Add to those factors his being a “jock,” a star football player and trackman, a corner boy (at least that is the feel from a read of Maggie Cassidy), and a guy who liked to goof off and that only adds fuel to the confusion about who and what Jack Kerouac was about. But here is the secret, the secret thread that runs through the Charter biography, he was a mad man to write, to write and to write about himself and his times. And had enough of an ego to think that his writing would carry out his task of making a legend of his own life. Yeah, a million word guy (probably much more than that and without a word processor to keep count, to make editing easier, despite his theory of spontaneous writing to the contrary, and to easily store his output).

So the value of this biography is the literary thread that the author and Kerouac shared. The material presented about his rough-hewn upbringing in down and out Lowell, the dramatic effect that the death of his older brother Gerard at a young age had on his psyche, his football prowess and disappointments, his coming of age problems with girls, that Maggie problem, his going off to New York to prep school and college, his eventual decision to “dig” the scene in the Village, his checkered military record during the war, his inability to deal with women, and marriage, his extreme sense of male bonding, his early and often drinking problems and other personal anecdotes offered by a host of people who knew, loved and hated him play second fiddle to this literary strand.       

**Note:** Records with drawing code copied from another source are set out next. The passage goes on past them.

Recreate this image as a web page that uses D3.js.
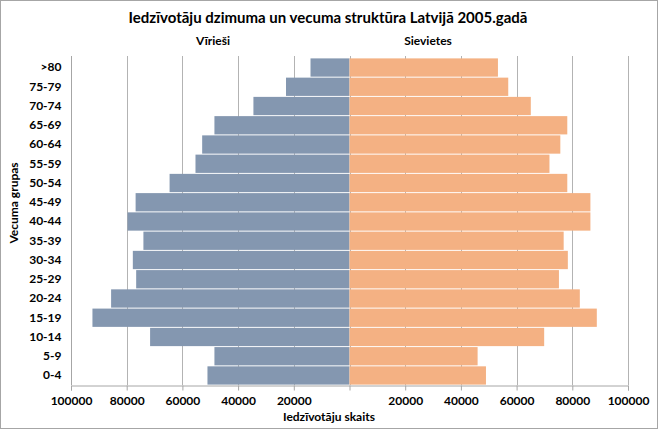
<!DOCTYPE html>
<html>
<head>
<meta charset="utf-8">
<script src="https://cdn.jsdelivr.net/npm/d3@7"></script>
<style>
  html, body { margin: 0; padding: 0; background: #fff; }
  svg { display: block; font-family: Lato, "Open Sans", sans-serif; }
</style>
</head>
<body>
<div id="chart"></div>
<script>
// age groups, top to bottom as drawn
const ageGroups = [">80", "75-79", "70-74", "65-69", "60-64", "55-59", "50-54", "45-49",
  "40-44", "35-39", "30-34", "25-29", "20-24", "15-19", "10-14", "5-9", "0-4"];
const males = [14000, 22800, 34500, 48500, 52900, 55300, 64600, 76800,
  79700, 74000, 77800, 76600, 85600, 92300, 71600, 48500, 51000];
const females = [53300, 57000, 65100, 78200, 75700, 71800, 78200, 86500,
  86500, 76900, 78400, 75200, 82700, 88800, 69900, 46000, 49000];
const tickValues = [-100000, -80000, -60000, -40000, -20000, 0, 20000, 40000, 60000, 80000, 100000];

const width = 658, height = 430;
const plot = { left: 71, right: 628, top: 58, bottom: 385 };

const svg = d3.select("#chart").append("svg")
  .attr("width", width)
  .attr("height", height);

// frame
svg.append("rect")
  .attr("x", 0.5).attr("y", 0.5)
  .attr("width", width - 1).attr("height", height - 2)
  .attr("fill", "#fff")
  .attr("stroke", "#a6a6a6");

const x = d3.scaleLinear().domain([-100000, 100000]).range([plot.left, plot.right]);
const y = d3.scaleBand().domain(ageGroups).range([plot.top, plot.bottom]).paddingInner(0.05).paddingOuter(0.02);

// gridlines
svg.append("g")
  .selectAll("line")
  .data(tickValues.filter(v => v !== -100000))
  .join("line")
  .attr("x1", d => Math.round(x(d)) + 0.5)
  .attr("x2", d => Math.round(x(d)) + 0.5)
  .attr("y1", plot.top - 2)
  .attr("y2", plot.bottom)
  .attr("stroke", "#b3b3b3");

// bars
svg.append("g")
  .selectAll("rect")
  .data(ageGroups)
  .join("rect")
  .attr("x", (d, i) => x(-males[i]))
  .attr("y", d => y(d))
  .attr("width", (d, i) => x(0) - x(-males[i]))
  .attr("height", y.bandwidth())
  .attr("fill", "#8497b0");

svg.append("g")
  .selectAll("rect")
  .data(ageGroups)
  .join("rect")
  .attr("x", x(0))
  .attr("y", d => y(d))
  .attr("width", (d, i) => x(females[i]) - x(0))
  .attr("height", y.bandwidth())
  .attr("fill", "#f4b183");

// x axis
const xAxis = d3.axisBottom(x)
  .tickValues(tickValues)
  .tickFormat(d => Math.abs(d))
  .tickSize(5)
  .tickPadding(4);

const gx = svg.append("g")
  .attr("transform", `translate(0,${plot.bottom + 0.5})`)
  .call(xAxis);
gx.select(".domain").attr("stroke", "#a6a6a6");
gx.selectAll(".tick line").attr("stroke", "#a6a6a6");
gx.selectAll(".tick text")
  .attr("font-family", "Lato, sans-serif")
  .attr("font-size", 12)
  .attr("font-weight", "bold")
  .attr("fill", "#000")
  .attr("dy", "0.9em");
gx.selectAll(".tick").filter(d => d === 0).select("text").remove();

// y axis
const yAxis = d3.axisLeft(y).tickSize(0).tickPadding(10);
const gy = svg.append("g")
  .attr("transform", `translate(${plot.left + 0.5},0)`)
  .call(yAxis);
gy.select(".domain").attr("stroke", "#a6a6a6").attr("d", `M0,${plot.top - 2}V${plot.bottom}`);
gy.selectAll(".tick text")
  .attr("font-family", "Lato, sans-serif")
  .attr("font-size", 12)
  .attr("font-weight", "bold")
  .attr("fill", "#000");

// titles
svg.append("text")
  .attr("x", 328).attr("y", 23)
  .attr("text-anchor", "middle")
  .attr("font-size", 15)
  .attr("font-weight", "bold")
  .text("Iedzīvotāju dzimuma un vecuma struktūra Latvijā 2005.gadā");

svg.append("text")
  .attr("x", 213).attr("y", 45)
  .attr("text-anchor", "middle")
  .attr("font-size", 12)
  .attr("font-weight", "bold")
  .text("Vīrieši");

svg.append("text")
  .attr("x", 428).attr("y", 45)
  .attr("text-anchor", "middle")
  .attr("font-size", 12)
  .attr("font-weight", "bold")
  .text("Sievietes");

svg.append("text")
  .attr("x", 329).attr("y", 421)
  .attr("text-anchor", "middle")
  .attr("font-size", 12)
  .attr("font-weight", "bold")
  .text("Iedzīvotāju skaits");

svg.append("text")
  .attr("transform", "translate(18,203) rotate(-90)")
  .attr("text-anchor", "middle")
  .attr("font-size", 12)
  .attr("font-weight", "bold")
  .text("Vecuma grupas");
</script>
</body>
</html>
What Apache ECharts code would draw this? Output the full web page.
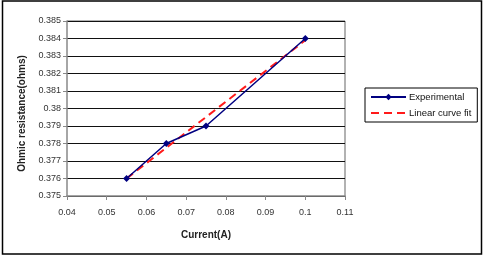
<!DOCTYPE html>
<html>
<head>
<meta charset="utf-8">
<script src="https://cdn.jsdelivr.net/npm/echarts@6/dist/echarts.min.js"></script>
<style>
  html, body { margin: 0; padding: 0; background: #fff; }
  #chart { width: 485px; height: 256px; }
</style>
</head>
<body>
<div id="chart"></div>
<script>
// measured points
const currentA = [0.055, 0.065, 0.075, 0.1];
const resistance = [0.376, 0.378, 0.379, 0.384];

// fitted line, ends
const fitCurrent = [0.055, 0.1];
const fitResistance = [0.376, 0.3839];

const font = 'Liberation Sans, Arial, sans-serif';

const chart = echarts.init(document.getElementById('chart'));
chart.setOption({
    animation: false,
    backgroundColor: '#fff',
    grid: { left: 67, right: 140, top: 21, bottom: 60, containLabel: false },
    xAxis: {
        type: 'value',
        min: 0.04, max: 0.11, interval: 0.01,
        name: 'Current(A)',
        nameLocation: 'middle',
        nameGap: 34,
        nameTextStyle: { fontFamily: font, fontSize: 10, fontWeight: 'bold', color: '#222' },
        axisLine: { lineStyle: { color: '#888', width: 1.5 } },
        axisTick: { show: true, length: 4, lineStyle: { color: '#888' } },
        axisLabel: { fontFamily: font, fontSize: 9, color: '#333', margin: 12 },
        splitLine: { show: false }
    },
    yAxis: {
        type: 'value',
        min: 0.375, max: 0.385, interval: 0.001,
        name: 'Ohmic resistance(ohms)',
        nameLocation: 'middle',
        nameGap: 39,
        nameTextStyle: { fontFamily: font, fontSize: 10, fontWeight: 'bold', color: '#222', padding: [0, 0, 0, -10] },
        axisLine: { show: true, lineStyle: { color: '#888', width: 1.5 } },
        axisTick: { show: true, length: 4, lineStyle: { color: '#888' } },
        axisLabel: { fontFamily: font, fontSize: 9, color: '#333', margin: 6 },
        splitLine: { show: true, lineStyle: { color: '#111', width: 1 } }
    },
    legend: {
        orient: 'vertical',
        left: 365, top: 88,
        padding: [4, 6, 4, 5],
        itemGap: 6,
        itemWidth: 35,
        itemHeight: 8,
        borderColor: '#000',
        borderWidth: 1,
        textStyle: { fontFamily: font, fontSize: 9.5, color: '#111', padding: [0, 0, 0, -2] },
        data: ['Experimental', { name: 'Linear curve fit', itemStyle: { opacity: 0 } }]
    },
    graphic: [{
        type: 'rect',
        shape: { x: 2.5, y: 1, width: 479, height: 253 },
        style: { fill: 'none', stroke: '#000', lineWidth: 1.5 },
        silent: true
    }, {
        type: 'line',
        shape: { x1: 67, y1: 21, x2: 345, y2: 21 },
        style: { stroke: '#999', lineWidth: 1.5 },
        silent: true
    }, {
        type: 'line',
        shape: { x1: 345, y1: 21, x2: 345, y2: 196 },
        style: { stroke: '#999', lineWidth: 1.5 },
        silent: true
    }],
    series: [{
        name: 'Linear curve fit',
        type: 'line',
        data: fitCurrent.map((x, i) => [x, fitResistance[i]]),
        symbol: 'none',
        lineStyle: { color: '#ff1a1a', width: 2, type: [8, 5] },
        itemStyle: { color: '#ff1a1a' },
        z: 3
    }, {
        name: 'Experimental',
        type: 'line',
        data: currentA.map((x, i) => [x, resistance[i]]),
        symbol: 'diamond',
        symbolSize: 7,
        lineStyle: { color: '#000080', width: 1.5 },
        itemStyle: { color: '#000080' },
        z: 4
    }]
});
</script>
</body>
</html>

Ms. Charters does her best work when she goes by the numbers and discusses, as she presumably had with him in person at a point in the 1960s close enough to his early death to be definitive estimate by and of him, his various troubles trying to be a published paid serious writer, and to be taken seriously by the literary establishment. The fate of On The Road which after all is about his and Neal Cassady’s various cross-country trips, drug and alcohol highs, partying, women grabbed in the late 1940s and not published until 1957 is indicative of the gap between what Kerouac thought was his due and what the finicky publishing world thought about him. Of course after he became a best-seller, had his “fifteen minutes of fame plus fifty plus years” getting his work published was the least of his problems.

While he was to write some more things after he became famous there is a real sense that he ran out of steam. And as Ms. Charter’s extended chapters on the creation of the short novel Big Sur about his increasing alcohol and drug problems and breakdowns highlight those problems and the problem of fame itself got the better of him. Although no way can you consider Jack Kerouac a one-note literary Johnny.          

My suggestion to the millennials-after you read On The Road - is to read this something of an early definitive biography (with lots of good notes at the end about Ms. Charter’s sources for various opinions and questions of fact) to get a feel for what it was like to be there at the creation of the big jail-break “beat” minute which spawned your parents, or ouch, grandparents “hippie” minute. While other later biographies have been produced, especially around the fiftieth anniversary of the publication of On The Road in 2007, this is the one to check out first.